● Task prompt
Reproduce the entire listing word for word.

-- Provided data start --

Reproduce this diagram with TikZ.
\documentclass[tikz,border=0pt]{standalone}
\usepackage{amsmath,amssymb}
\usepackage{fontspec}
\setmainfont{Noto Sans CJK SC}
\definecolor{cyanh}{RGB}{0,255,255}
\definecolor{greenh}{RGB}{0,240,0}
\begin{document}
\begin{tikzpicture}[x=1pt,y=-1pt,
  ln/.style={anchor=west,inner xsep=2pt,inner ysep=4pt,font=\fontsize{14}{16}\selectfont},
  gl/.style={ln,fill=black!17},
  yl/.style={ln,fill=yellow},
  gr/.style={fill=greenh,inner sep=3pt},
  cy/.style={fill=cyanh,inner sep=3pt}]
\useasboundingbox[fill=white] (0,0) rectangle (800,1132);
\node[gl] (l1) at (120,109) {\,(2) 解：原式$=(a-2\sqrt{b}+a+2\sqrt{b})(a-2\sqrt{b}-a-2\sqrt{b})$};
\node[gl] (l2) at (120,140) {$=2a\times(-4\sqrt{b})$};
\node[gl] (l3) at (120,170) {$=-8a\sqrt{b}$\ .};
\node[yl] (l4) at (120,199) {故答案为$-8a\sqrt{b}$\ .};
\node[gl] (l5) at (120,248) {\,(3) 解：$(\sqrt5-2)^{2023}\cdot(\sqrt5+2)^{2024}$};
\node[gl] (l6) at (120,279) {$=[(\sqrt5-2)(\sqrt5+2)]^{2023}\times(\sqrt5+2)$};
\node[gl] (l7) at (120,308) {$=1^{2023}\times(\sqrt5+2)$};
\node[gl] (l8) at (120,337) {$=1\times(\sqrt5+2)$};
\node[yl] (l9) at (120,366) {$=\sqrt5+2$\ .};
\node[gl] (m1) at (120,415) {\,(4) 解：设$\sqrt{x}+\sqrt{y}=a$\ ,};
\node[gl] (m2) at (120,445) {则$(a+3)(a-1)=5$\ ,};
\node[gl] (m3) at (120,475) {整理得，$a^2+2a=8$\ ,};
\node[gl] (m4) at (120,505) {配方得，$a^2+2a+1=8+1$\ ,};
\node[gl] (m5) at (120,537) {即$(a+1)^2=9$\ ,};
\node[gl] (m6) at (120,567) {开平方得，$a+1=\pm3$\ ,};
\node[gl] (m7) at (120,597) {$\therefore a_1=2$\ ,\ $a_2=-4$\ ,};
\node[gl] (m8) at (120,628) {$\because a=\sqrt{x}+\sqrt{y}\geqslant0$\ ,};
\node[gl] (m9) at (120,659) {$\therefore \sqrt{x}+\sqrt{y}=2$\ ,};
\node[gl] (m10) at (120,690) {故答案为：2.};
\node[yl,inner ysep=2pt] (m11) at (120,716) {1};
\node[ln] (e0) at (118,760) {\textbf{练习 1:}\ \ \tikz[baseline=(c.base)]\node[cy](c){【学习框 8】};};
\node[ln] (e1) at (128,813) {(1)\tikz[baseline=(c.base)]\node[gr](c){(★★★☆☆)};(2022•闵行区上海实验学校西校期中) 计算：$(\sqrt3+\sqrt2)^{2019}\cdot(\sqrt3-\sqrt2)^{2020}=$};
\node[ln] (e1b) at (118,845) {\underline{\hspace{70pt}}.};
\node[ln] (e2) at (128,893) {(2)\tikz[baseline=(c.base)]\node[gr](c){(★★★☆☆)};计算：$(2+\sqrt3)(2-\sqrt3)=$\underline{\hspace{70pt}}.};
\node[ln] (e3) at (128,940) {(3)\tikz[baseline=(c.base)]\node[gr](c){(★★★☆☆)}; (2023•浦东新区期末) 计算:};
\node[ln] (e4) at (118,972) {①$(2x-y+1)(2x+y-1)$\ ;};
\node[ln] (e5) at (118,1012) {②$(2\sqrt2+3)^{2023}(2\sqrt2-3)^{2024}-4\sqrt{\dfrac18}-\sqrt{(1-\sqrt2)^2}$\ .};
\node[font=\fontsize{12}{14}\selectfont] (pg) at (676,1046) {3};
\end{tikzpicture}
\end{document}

-- Provided data end --

● Answer to the problem
Reproduce this diagram with TikZ.
\documentclass[tikz,border=0pt]{standalone}
\usepackage{amsmath,amssymb}
\usepackage{fontspec}
\setmainfont{Noto Sans CJK SC}
\definecolor{cyanh}{RGB}{0,255,255}
\definecolor{greenh}{RGB}{0,240,0}
\begin{document}
\begin{tikzpicture}[x=1pt,y=-1pt,
  ln/.style={anchor=west,inner xsep=2pt,inner ysep=4pt,font=\fontsize{14}{16}\selectfont},
  gl/.style={ln,fill=black!17},
  yl/.style={ln,fill=yellow},
  gr/.style={fill=greenh,inner sep=3pt},
  cy/.style={fill=cyanh,inner sep=3pt}]
\useasboundingbox[fill=white] (0,0) rectangle (800,1132);
\node[gl] (l1) at (120,109) {\,(2) 解：原式$=(a-2\sqrt{b}+a+2\sqrt{b})(a-2\sqrt{b}-a-2\sqrt{b})$};
\node[gl] (l2) at (120,140) {$=2a\times(-4\sqrt{b})$};
\node[gl] (l3) at (120,170) {$=-8a\sqrt{b}$\ .};
\node[yl] (l4) at (120,199) {故答案为$-8a\sqrt{b}$\ .};
\node[gl] (l5) at (120,248) {\,(3) 解：$(\sqrt5-2)^{2023}\cdot(\sqrt5+2)^{2024}$};
\node[gl] (l6) at (120,279) {$=[(\sqrt5-2)(\sqrt5+2)]^{2023}\times(\sqrt5+2)$};
\node[gl] (l7) at (120,308) {$=1^{2023}\times(\sqrt5+2)$};
\node[gl] (l8) at (120,337) {$=1\times(\sqrt5+2)$};
\node[yl] (l9) at (120,366) {$=\sqrt5+2$\ .};
\node[gl] (m1) at (120,415) {\,(4) 解：设$\sqrt{x}+\sqrt{y}=a$\ ,};
\node[gl] (m2) at (120,445) {则$(a+3)(a-1)=5$\ ,};
\node[gl] (m3) at (120,475) {整理得，$a^2+2a=8$\ ,};
\node[gl] (m4) at (120,505) {配方得，$a^2+2a+1=8+1$\ ,};
\node[gl] (m5) at (120,537) {即$(a+1)^2=9$\ ,};
\node[gl] (m6) at (120,567) {开平方得，$a+1=\pm3$\ ,};
\node[gl] (m7) at (120,597) {$\therefore a_1=2$\ ,\ $a_2=-4$\ ,};
\node[gl] (m8) at (120,628) {$\because a=\sqrt{x}+\sqrt{y}\geqslant0$\ ,};
\node[gl] (m9) at (120,659) {$\therefore \sqrt{x}+\sqrt{y}=2$\ ,};
\node[gl] (m10) at (120,690) {故答案为：2.};
\node[yl,inner ysep=2pt] (m11) at (120,716) {1};
\node[ln] (e0) at (118,760) {\textbf{练习 1:}\ \ \tikz[baseline=(c.base)]\node[cy](c){【学习框 8】};};
\node[ln] (e1) at (128,813) {(1)\tikz[baseline=(c.base)]\node[gr](c){(★★★☆☆)};(2022•闵行区上海实验学校西校期中) 计算：$(\sqrt3+\sqrt2)^{2019}\cdot(\sqrt3-\sqrt2)^{2020}=$};
\node[ln] (e1b) at (118,845) {\underline{\hspace{70pt}}.};
\node[ln] (e2) at (128,893) {(2)\tikz[baseline=(c.base)]\node[gr](c){(★★★☆☆)};计算：$(2+\sqrt3)(2-\sqrt3)=$\underline{\hspace{70pt}}.};
\node[ln] (e3) at (128,940) {(3)\tikz[baseline=(c.base)]\node[gr](c){(★★★☆☆)}; (2023•浦东新区期末) 计算:};
\node[ln] (e4) at (118,972) {①$(2x-y+1)(2x+y-1)$\ ;};
\node[ln] (e5) at (118,1012) {②$(2\sqrt2+3)^{2023}(2\sqrt2-3)^{2024}-4\sqrt{\dfrac18}-\sqrt{(1-\sqrt2)^2}$\ .};
\node[font=\fontsize{12}{14}\selectfont] (pg) at (676,1046) {3};
\end{tikzpicture}
\end{document}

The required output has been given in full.